With the resounding iconography of its opening credits, The Last Circus boldly announces itself as a “parade of monsters” of 20th-century Spain. Set to a military march adorned with flamenco flourishes, the title sequence unfurls a collage of snapshots in which dictators like Franco, Hitler, Basque terrorists, and priests, coexist with figures from horror movies (Lon Chaney, Boris Karloff) and Spanish popular culture, particularly comedy stars. It’s an audiovisual bombardment in which director Álex de la Iglesia plants the seeds for a very special exorcism of History, recalling the wounds of a nation that spent nearly half a century under a tragic cloak of repression, a bold and visceral exercise in memory that employs the distorted filter—baroque and oneiric—of the horror genre.

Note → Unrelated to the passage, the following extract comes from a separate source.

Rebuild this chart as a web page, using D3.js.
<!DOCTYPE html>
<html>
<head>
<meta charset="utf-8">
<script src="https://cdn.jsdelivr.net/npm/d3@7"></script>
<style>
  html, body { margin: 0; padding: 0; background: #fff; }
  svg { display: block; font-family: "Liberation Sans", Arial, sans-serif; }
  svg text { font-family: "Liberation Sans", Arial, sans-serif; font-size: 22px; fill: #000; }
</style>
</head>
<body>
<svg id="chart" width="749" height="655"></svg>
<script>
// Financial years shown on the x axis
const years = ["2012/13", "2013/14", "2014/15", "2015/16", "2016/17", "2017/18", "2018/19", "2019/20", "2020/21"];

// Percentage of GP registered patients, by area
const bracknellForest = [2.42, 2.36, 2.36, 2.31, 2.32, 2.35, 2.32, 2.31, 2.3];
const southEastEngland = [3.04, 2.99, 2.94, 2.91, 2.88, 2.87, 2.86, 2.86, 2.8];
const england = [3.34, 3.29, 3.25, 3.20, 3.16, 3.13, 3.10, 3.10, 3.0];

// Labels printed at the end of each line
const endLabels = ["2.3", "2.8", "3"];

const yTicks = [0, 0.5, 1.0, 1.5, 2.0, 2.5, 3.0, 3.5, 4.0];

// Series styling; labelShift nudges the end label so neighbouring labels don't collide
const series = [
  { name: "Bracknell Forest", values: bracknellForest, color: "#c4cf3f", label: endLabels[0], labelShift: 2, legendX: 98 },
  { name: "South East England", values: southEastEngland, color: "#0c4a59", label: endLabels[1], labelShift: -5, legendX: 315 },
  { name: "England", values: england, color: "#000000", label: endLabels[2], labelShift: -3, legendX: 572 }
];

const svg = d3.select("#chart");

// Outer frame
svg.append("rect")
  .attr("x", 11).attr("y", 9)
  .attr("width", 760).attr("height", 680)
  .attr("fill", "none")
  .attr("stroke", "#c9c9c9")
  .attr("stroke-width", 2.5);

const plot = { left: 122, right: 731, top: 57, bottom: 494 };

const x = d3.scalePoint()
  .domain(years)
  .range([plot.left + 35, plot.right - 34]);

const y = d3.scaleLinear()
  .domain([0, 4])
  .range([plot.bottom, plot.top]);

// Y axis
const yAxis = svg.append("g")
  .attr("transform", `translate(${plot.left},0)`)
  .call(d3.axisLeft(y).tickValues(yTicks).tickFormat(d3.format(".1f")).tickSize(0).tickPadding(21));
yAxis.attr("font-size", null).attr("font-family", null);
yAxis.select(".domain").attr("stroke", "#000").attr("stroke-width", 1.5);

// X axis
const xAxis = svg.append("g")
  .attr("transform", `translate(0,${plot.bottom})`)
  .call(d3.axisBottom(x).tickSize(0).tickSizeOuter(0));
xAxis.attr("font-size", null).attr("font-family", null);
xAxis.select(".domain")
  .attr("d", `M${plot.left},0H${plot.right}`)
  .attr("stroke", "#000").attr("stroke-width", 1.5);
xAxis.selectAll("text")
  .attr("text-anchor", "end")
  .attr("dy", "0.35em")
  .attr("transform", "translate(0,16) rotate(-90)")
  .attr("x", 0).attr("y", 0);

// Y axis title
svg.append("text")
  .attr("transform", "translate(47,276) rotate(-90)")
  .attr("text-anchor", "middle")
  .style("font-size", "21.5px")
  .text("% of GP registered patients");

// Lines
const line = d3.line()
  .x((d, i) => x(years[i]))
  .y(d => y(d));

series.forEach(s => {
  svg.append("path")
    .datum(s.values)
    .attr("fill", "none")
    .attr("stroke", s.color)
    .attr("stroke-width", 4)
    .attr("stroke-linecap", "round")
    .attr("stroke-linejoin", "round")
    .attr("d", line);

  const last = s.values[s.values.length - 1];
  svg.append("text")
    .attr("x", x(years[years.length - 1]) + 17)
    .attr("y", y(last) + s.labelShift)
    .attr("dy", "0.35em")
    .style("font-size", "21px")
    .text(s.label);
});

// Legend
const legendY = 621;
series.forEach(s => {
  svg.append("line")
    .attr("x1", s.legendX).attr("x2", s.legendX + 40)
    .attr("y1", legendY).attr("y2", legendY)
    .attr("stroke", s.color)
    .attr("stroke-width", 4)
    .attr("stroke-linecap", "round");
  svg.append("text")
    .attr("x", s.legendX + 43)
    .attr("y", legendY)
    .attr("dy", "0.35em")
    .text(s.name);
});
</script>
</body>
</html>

The action begins in 1937, in the thick of the Civil War, but quickly jumps ahead to 1973 during the late Franco era. De la Iglesia depicts this period with an emphasis on the ingrown conservatism and belligerence of a country that regards the democratic impulse and the winds of modernity blowing across Western Europe as alien. Within this context, he develops a love triangle between two circus clowns and a trapeze artist. Utterly lacking in restraint, the antagonism between the violent and macho “stupid clown” and the timid “sad clown,” traumatized by the death of his father at the hands of Franco’s army, sets them on a brutal path to self-destruction. The clowns’ irrational conflict is an abstract representation of a state of moral confusion that de la Iglesia adapts to his own perspective: the fusion of Grand Guignol with esperpento—the theater of the grotesque created by Ramón del Valle-Inclán.

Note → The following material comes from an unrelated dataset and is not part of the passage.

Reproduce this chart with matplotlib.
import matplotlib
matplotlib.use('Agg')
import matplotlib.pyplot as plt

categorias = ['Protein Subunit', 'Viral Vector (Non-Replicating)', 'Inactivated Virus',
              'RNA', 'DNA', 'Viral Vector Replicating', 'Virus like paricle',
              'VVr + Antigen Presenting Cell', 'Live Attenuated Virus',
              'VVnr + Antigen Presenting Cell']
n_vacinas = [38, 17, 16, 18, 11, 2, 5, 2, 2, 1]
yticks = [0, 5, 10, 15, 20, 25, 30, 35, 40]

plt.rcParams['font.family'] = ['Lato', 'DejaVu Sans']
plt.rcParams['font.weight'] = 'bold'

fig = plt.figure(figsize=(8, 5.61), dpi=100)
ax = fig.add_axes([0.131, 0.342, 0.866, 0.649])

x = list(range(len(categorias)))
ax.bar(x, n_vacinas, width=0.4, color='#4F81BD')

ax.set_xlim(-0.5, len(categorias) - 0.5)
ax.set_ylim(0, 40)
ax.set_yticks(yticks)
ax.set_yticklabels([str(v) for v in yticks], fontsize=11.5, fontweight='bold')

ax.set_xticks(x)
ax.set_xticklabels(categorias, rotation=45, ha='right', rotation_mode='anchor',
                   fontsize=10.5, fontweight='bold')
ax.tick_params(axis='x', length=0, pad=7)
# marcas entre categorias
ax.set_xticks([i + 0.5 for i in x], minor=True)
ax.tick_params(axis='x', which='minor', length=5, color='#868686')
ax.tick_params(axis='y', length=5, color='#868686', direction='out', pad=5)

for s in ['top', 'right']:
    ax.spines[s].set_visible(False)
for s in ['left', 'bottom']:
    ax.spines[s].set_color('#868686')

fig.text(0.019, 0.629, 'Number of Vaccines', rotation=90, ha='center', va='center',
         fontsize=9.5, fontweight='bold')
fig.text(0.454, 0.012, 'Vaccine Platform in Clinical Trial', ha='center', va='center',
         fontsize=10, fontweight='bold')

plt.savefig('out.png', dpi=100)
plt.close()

In the realm of cinephilia, The Last Circus stages another strange confrontation. On the one hand, de la Iglesia clings to a certain formalism in order to invoke Hitchcock and Hammer Films. The Sad Clown’s monstrous, disfigured face, for example, is derived from Christopher Lee’s in The Curse of Frankenstein. On the other hand, at its most naturalistic the film reclaims benchmarks of Spanish cinema like the psychological terror of Pedro Olea’s 1970 film The Ancines Woods and Carlos Saura’s depictions of a Spain beset by ghosts in the Seventies. In addition the film irreverently appropriates historical memory just as Quentin Tarantino does in Inglourious Basterds, most clearly during the disturbing encounter between the Sad Clown and the Generalisimo himself.

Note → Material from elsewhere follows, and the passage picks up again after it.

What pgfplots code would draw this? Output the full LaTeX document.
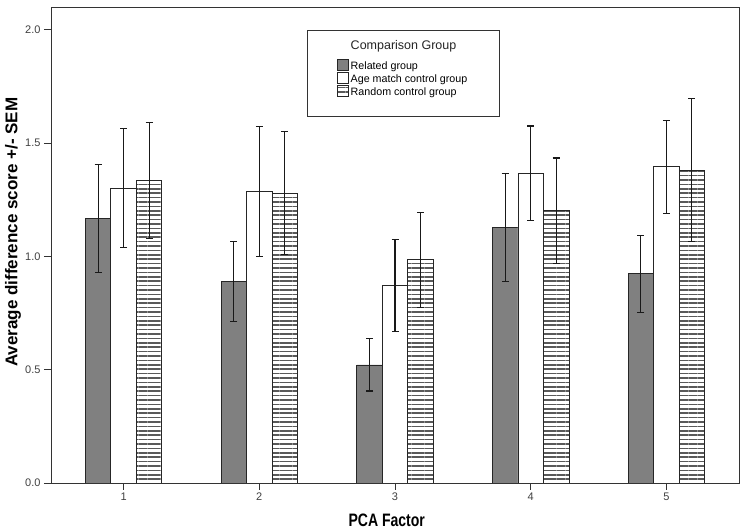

In the end it becomes apparent that The Last Circus’s problems reside less in the personal approximation of history through filmic references than in its dramatic development. The resulting chronicle is somewhat rushed and at the point at which the protagonists are fully transformed into monstrous creatures, the action is sent into a tiresome loop in which the images pursue new allegories—the final climax takes place in the Valley of the Fallen, a monument built by Franco that here serves as a symbol of fascist power—while the narrative grinds to a halt. This would seem to be the price paid for de la Iglesia’s brand of shock therapy.